EXERCISE DESCRIPTION: Repeat the entire listing exactly.
--- begin INFORMATION PROVIDED ---
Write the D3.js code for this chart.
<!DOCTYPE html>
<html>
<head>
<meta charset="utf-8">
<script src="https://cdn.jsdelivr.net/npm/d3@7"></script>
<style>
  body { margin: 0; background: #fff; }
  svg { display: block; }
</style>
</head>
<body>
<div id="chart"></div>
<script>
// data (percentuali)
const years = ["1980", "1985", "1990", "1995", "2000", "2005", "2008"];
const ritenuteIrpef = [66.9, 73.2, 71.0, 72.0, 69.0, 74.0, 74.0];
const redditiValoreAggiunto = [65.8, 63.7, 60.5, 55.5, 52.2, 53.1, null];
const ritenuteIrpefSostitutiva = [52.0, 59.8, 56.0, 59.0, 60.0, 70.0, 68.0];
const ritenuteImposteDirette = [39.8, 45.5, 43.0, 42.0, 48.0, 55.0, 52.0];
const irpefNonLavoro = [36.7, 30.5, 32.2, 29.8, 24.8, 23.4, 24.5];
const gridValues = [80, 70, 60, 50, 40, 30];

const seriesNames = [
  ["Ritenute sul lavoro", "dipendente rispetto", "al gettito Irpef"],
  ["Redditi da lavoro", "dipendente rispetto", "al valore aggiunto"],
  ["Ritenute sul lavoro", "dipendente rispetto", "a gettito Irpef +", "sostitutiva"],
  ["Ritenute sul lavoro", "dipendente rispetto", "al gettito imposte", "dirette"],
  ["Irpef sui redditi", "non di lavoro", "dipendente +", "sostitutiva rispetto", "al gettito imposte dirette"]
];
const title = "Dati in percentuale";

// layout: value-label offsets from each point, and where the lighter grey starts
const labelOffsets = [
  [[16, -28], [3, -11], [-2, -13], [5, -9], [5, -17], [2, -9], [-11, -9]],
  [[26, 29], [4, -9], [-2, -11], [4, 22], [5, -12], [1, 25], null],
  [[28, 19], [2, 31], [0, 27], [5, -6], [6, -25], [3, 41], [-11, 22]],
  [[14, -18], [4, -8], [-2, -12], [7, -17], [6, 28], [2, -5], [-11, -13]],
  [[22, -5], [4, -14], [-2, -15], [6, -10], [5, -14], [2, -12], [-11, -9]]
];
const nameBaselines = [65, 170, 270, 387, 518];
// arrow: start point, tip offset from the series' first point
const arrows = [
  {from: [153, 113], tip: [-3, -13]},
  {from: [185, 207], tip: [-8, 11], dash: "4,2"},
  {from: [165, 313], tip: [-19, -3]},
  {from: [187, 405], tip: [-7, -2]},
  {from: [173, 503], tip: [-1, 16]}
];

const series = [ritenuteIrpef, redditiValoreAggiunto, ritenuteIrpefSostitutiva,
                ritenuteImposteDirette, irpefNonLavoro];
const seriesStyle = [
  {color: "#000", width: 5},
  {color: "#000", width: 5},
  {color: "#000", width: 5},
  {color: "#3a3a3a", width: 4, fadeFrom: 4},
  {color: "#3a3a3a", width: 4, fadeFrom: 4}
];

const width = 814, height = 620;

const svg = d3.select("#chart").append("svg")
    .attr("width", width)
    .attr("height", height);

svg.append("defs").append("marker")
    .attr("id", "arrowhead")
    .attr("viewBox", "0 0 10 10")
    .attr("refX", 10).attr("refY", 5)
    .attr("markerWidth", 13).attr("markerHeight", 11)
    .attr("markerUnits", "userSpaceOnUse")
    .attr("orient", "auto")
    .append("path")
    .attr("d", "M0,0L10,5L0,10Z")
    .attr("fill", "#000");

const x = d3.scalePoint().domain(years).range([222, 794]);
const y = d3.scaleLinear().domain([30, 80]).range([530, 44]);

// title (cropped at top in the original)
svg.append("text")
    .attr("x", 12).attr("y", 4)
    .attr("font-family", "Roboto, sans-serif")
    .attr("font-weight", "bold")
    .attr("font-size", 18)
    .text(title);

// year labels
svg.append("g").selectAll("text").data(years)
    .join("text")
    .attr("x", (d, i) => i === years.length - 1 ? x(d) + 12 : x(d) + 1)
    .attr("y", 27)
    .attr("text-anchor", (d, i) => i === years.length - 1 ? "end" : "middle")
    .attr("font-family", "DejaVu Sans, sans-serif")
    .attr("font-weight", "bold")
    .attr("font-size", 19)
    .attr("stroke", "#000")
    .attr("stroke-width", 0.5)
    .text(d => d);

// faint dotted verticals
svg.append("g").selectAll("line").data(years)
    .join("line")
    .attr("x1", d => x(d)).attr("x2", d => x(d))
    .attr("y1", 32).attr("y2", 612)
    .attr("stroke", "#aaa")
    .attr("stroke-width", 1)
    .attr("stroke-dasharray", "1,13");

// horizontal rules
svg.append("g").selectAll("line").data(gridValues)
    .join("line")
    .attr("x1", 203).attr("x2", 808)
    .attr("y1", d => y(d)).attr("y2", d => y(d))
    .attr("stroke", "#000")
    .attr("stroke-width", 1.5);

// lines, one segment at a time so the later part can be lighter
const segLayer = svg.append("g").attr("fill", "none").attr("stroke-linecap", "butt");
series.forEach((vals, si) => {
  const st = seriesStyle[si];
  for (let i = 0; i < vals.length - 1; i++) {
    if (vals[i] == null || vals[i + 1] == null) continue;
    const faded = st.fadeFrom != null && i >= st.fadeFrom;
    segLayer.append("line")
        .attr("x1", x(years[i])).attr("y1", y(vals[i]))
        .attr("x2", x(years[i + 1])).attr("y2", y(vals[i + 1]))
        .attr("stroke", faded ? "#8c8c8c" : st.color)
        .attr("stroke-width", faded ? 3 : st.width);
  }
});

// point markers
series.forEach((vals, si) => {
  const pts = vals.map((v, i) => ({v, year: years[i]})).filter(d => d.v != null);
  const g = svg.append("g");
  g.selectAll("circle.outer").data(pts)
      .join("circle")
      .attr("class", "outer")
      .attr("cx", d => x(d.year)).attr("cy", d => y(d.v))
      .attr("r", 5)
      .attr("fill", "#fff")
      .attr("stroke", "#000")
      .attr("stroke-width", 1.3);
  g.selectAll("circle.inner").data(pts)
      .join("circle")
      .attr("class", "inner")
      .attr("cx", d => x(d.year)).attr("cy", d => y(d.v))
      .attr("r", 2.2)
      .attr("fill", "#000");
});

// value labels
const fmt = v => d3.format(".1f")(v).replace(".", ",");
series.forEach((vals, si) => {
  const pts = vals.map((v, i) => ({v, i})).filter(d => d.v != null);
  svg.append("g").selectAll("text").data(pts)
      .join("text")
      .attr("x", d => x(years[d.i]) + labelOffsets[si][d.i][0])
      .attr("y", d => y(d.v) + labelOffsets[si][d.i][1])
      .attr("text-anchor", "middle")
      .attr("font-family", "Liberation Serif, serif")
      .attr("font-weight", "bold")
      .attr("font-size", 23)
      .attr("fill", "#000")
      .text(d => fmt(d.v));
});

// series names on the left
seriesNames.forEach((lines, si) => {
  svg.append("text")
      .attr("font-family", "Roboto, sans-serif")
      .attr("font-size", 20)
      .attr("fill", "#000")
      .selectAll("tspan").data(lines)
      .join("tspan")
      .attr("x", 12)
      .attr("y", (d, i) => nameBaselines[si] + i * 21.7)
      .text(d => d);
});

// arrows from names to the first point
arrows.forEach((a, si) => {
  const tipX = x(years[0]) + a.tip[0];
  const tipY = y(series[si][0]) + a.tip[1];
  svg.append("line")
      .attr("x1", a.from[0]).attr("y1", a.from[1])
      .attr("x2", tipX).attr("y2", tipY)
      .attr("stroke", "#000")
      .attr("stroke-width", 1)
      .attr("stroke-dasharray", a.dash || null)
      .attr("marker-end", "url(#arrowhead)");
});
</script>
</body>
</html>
--- end INFORMATION PROVIDED ---
RESPONSE TO THE EXERCISE:
Write the D3.js code for this chart.
<!DOCTYPE html>
<html>
<head>
<meta charset="utf-8">
<script src="https://cdn.jsdelivr.net/npm/d3@7"></script>
<style>
  body { margin: 0; background: #fff; }
  svg { display: block; }
</style>
</head>
<body>
<div id="chart"></div>
<script>
// data (percentuali)
const years = ["1980", "1985", "1990", "1995", "2000", "2005", "2008"];
const ritenuteIrpef = [66.9, 73.2, 71.0, 72.0, 69.0, 74.0, 74.0];
const redditiValoreAggiunto = [65.8, 63.7, 60.5, 55.5, 52.2, 53.1, null];
const ritenuteIrpefSostitutiva = [52.0, 59.8, 56.0, 59.0, 60.0, 70.0, 68.0];
const ritenuteImposteDirette = [39.8, 45.5, 43.0, 42.0, 48.0, 55.0, 52.0];
const irpefNonLavoro = [36.7, 30.5, 32.2, 29.8, 24.8, 23.4, 24.5];
const gridValues = [80, 70, 60, 50, 40, 30];

const seriesNames = [
  ["Ritenute sul lavoro", "dipendente rispetto", "al gettito Irpef"],
  ["Redditi da lavoro", "dipendente rispetto", "al valore aggiunto"],
  ["Ritenute sul lavoro", "dipendente rispetto", "a gettito Irpef +", "sostitutiva"],
  ["Ritenute sul lavoro", "dipendente rispetto", "al gettito imposte", "dirette"],
  ["Irpef sui redditi", "non di lavoro", "dipendente +", "sostitutiva rispetto", "al gettito imposte dirette"]
];
const title = "Dati in percentuale";

// layout: value-label offsets from each point, and where the lighter grey starts
const labelOffsets = [
  [[16, -28], [3, -11], [-2, -13], [5, -9], [5, -17], [2, -9], [-11, -9]],
  [[26, 29], [4, -9], [-2, -11], [4, 22], [5, -12], [1, 25], null],
  [[28, 19], [2, 31], [0, 27], [5, -6], [6, -25], [3, 41], [-11, 22]],
  [[14, -18], [4, -8], [-2, -12], [7, -17], [6, 28], [2, -5], [-11, -13]],
  [[22, -5], [4, -14], [-2, -15], [6, -10], [5, -14], [2, -12], [-11, -9]]
];
const nameBaselines = [65, 170, 270, 387, 518];
// arrow: start point, tip offset from the series' first point
const arrows = [
  {from: [153, 113], tip: [-3, -13]},
  {from: [185, 207], tip: [-8, 11], dash: "4,2"},
  {from: [165, 313], tip: [-19, -3]},
  {from: [187, 405], tip: [-7, -2]},
  {from: [173, 503], tip: [-1, 16]}
];

const series = [ritenuteIrpef, redditiValoreAggiunto, ritenuteIrpefSostitutiva,
                ritenuteImposteDirette, irpefNonLavoro];
const seriesStyle = [
  {color: "#000", width: 5},
  {color: "#000", width: 5},
  {color: "#000", width: 5},
  {color: "#3a3a3a", width: 4, fadeFrom: 4},
  {color: "#3a3a3a", width: 4, fadeFrom: 4}
];

const width = 814, height = 620;

const svg = d3.select("#chart").append("svg")
    .attr("width", width)
    .attr("height", height);

svg.append("defs").append("marker")
    .attr("id", "arrowhead")
    .attr("viewBox", "0 0 10 10")
    .attr("refX", 10).attr("refY", 5)
    .attr("markerWidth", 13).attr("markerHeight", 11)
    .attr("markerUnits", "userSpaceOnUse")
    .attr("orient", "auto")
    .append("path")
    .attr("d", "M0,0L10,5L0,10Z")
    .attr("fill", "#000");

const x = d3.scalePoint().domain(years).range([222, 794]);
const y = d3.scaleLinear().domain([30, 80]).range([530, 44]);

// title (cropped at top in the original)
svg.append("text")
    .attr("x", 12).attr("y", 4)
    .attr("font-family", "Roboto, sans-serif")
    .attr("font-weight", "bold")
    .attr("font-size", 18)
    .text(title);

// year labels
svg.append("g").selectAll("text").data(years)
    .join("text")
    .attr("x", (d, i) => i === years.length - 1 ? x(d) + 12 : x(d) + 1)
    .attr("y", 27)
    .attr("text-anchor", (d, i) => i === years.length - 1 ? "end" : "middle")
    .attr("font-family", "DejaVu Sans, sans-serif")
    .attr("font-weight", "bold")
    .attr("font-size", 19)
    .attr("stroke", "#000")
    .attr("stroke-width", 0.5)
    .text(d => d);

// faint dotted verticals
svg.append("g").selectAll("line").data(years)
    .join("line")
    .attr("x1", d => x(d)).attr("x2", d => x(d))
    .attr("y1", 32).attr("y2", 612)
    .attr("stroke", "#aaa")
    .attr("stroke-width", 1)
    .attr("stroke-dasharray", "1,13");

// horizontal rules
svg.append("g").selectAll("line").data(gridValues)
    .join("line")
    .attr("x1", 203).attr("x2", 808)
    .attr("y1", d => y(d)).attr("y2", d => y(d))
    .attr("stroke", "#000")
    .attr("stroke-width", 1.5);

// lines, one segment at a time so the later part can be lighter
const segLayer = svg.append("g").attr("fill", "none").attr("stroke-linecap", "butt");
series.forEach((vals, si) => {
  const st = seriesStyle[si];
  for (let i = 0; i < vals.length - 1; i++) {
    if (vals[i] == null || vals[i + 1] == null) continue;
    const faded = st.fadeFrom != null && i >= st.fadeFrom;
    segLayer.append("line")
        .attr("x1", x(years[i])).attr("y1", y(vals[i]))
        .attr("x2", x(years[i + 1])).attr("y2", y(vals[i + 1]))
        .attr("stroke", faded ? "#8c8c8c" : st.color)
        .attr("stroke-width", faded ? 3 : st.width);
  }
});

// point markers
series.forEach((vals, si) => {
  const pts = vals.map((v, i) => ({v, year: years[i]})).filter(d => d.v != null);
  const g = svg.append("g");
  g.selectAll("circle.outer").data(pts)
      .join("circle")
      .attr("class", "outer")
      .attr("cx", d => x(d.year)).attr("cy", d => y(d.v))
      .attr("r", 5)
      .attr("fill", "#fff")
      .attr("stroke", "#000")
      .attr("stroke-width", 1.3);
  g.selectAll("circle.inner").data(pts)
      .join("circle")
      .attr("class", "inner")
      .attr("cx", d => x(d.year)).attr("cy", d => y(d.v))
      .attr("r", 2.2)
      .attr("fill", "#000");
});

// value labels
const fmt = v => d3.format(".1f")(v).replace(".", ",");
series.forEach((vals, si) => {
  const pts = vals.map((v, i) => ({v, i})).filter(d => d.v != null);
  svg.append("g").selectAll("text").data(pts)
      .join("text")
      .attr("x", d => x(years[d.i]) + labelOffsets[si][d.i][0])
      .attr("y", d => y(d.v) + labelOffsets[si][d.i][1])
      .attr("text-anchor", "middle")
      .attr("font-family", "Liberation Serif, serif")
      .attr("font-weight", "bold")
      .attr("font-size", 23)
      .attr("fill", "#000")
      .text(d => fmt(d.v));
});

// series names on the left
seriesNames.forEach((lines, si) => {
  svg.append("text")
      .attr("font-family", "Roboto, sans-serif")
      .attr("font-size", 20)
      .attr("fill", "#000")
      .selectAll("tspan").data(lines)
      .join("tspan")
      .attr("x", 12)
      .attr("y", (d, i) => nameBaselines[si] + i * 21.7)
      .text(d => d);
});

// arrows from names to the first point
arrows.forEach((a, si) => {
  const tipX = x(years[0]) + a.tip[0];
  const tipY = y(series[si][0]) + a.tip[1];
  svg.append("line")
      .attr("x1", a.from[0]).attr("y1", a.from[1])
      .attr("x2", tipX).attr("y2", tipY)
      .attr("stroke", "#000")
      .attr("stroke-width", 1)
      .attr("stroke-dasharray", a.dash || null)
      .attr("marker-end", "url(#arrowhead)");
});
</script>
</body>
</html>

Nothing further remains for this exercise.